Since starting of the pre-budget discussion, business leaders have been demanding a restructuring in the corporate tax regime.

NBR Chairman Ghulam Hussain, convener of the meeting, said the board held 51 meetings with different business organisations and received around 2000 proposals for accommodating in the budget for the fiscal 2013-14.

Out of them, the NBR considered 420 proposals for the coming budget including 97 on income tax, 189 on tariffs and duties and 134 on VAT, he said.

“We are very close to the revenue collection target that we set for the ongoing budget,” Hussain added.

Syed Sadat Almas Kabir, acting president of Bangladesh Association of Software and Information Services, proposed withdrawal of the 15% VAT on internet services, demanded tax-free facility for five years for e-commerce transactions and digitisation of the VAT collection system.

In response, the finance minister assured that efforts were on to automate the VAT collection system as soon as possible and then gradually strengthen it.

Some business leaders, including Faridpur Chamber President Awlad Hossain Babar, suggested that the NBR should expand the net of tax-payers through field level drives rather than imposing additional taxes on the existing payers.

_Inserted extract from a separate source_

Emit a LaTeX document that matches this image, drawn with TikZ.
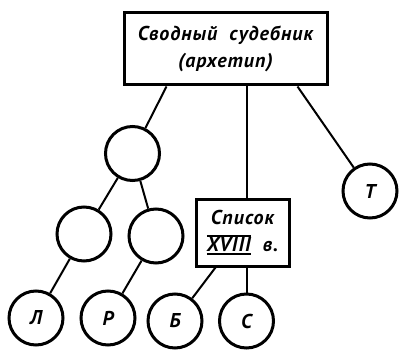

Dhaka Chamber President Sabur Khan suggested that if the government could make having Tax Identification Numbers (TIN) mandatory for those who have trade licenses and are enlisted with the Registrar of Joint Stock Companies, revenue collection would surely increase.

Former FBCCI president AK Azad stressed on reducing of tax on capital machinery from 3% to -1% and that on basic raw materials from 5% to 2%.

In reply, Muhith said the government was trying to spread the net of tax payers, although admitting that the drive was not strong enough.

The minister assured that the government was going to consider reduction of tax on capital machinery and compulsory TIN for trade license holders in the coming budget.

Chittagong Chamber President Azizur Rahman stressed on macroeconomic components like rural firming, special allocation for river dredging, structural development of the 291 tax stations, increasing allocation for the import of modern arms and equal allocation of wealth.

“The government has already invested money on rural development and was working for developing the rural sector,” was Muhith’s response.

Atiqul Islam, president of Bangladesh Garments Manufacturers and Exporters Association (BGMEA), demanded Tk3bn allocation at 5% interest rate for the readymade garment sector for ensuring safety and compliance at the factories.

Hatem Ali, vice-president of Bangladesh Knitwear Manufacturers and Exporters Association (BKMEA), proposed that the garment sector be exempted from submitting VAT return every month.

He also proposed that the government should cancel the 5% tax that firms have to pay for local Letters of Credit (LC), although he said the provision should remain for international LCs.

FBCCI Director Sahadat Majumder said the manpower recruiting agents should be exempted from certain percentage of taxes as the manpower exporting sector was one of the most important in the economy.

The finance minister in response said that the government was aware of the development in the manpower exporting sector.

FBCCI President Kazi Akram Uddin Ahmad said revenue collection might be plunged into uncertainty if the NBR cancels the Pre-Shipment Inspection (PSI) system before implementing the valuation database system.

He also said a special fund of Tk1bn should be allocated for women empowerment and developing women entrepreneurs.

Akram Uddin also placed a 21-point demand including reduction of tax on the import of capital machinery and basic raw materials, introducing automation system at the ports and continuation of the PSI system.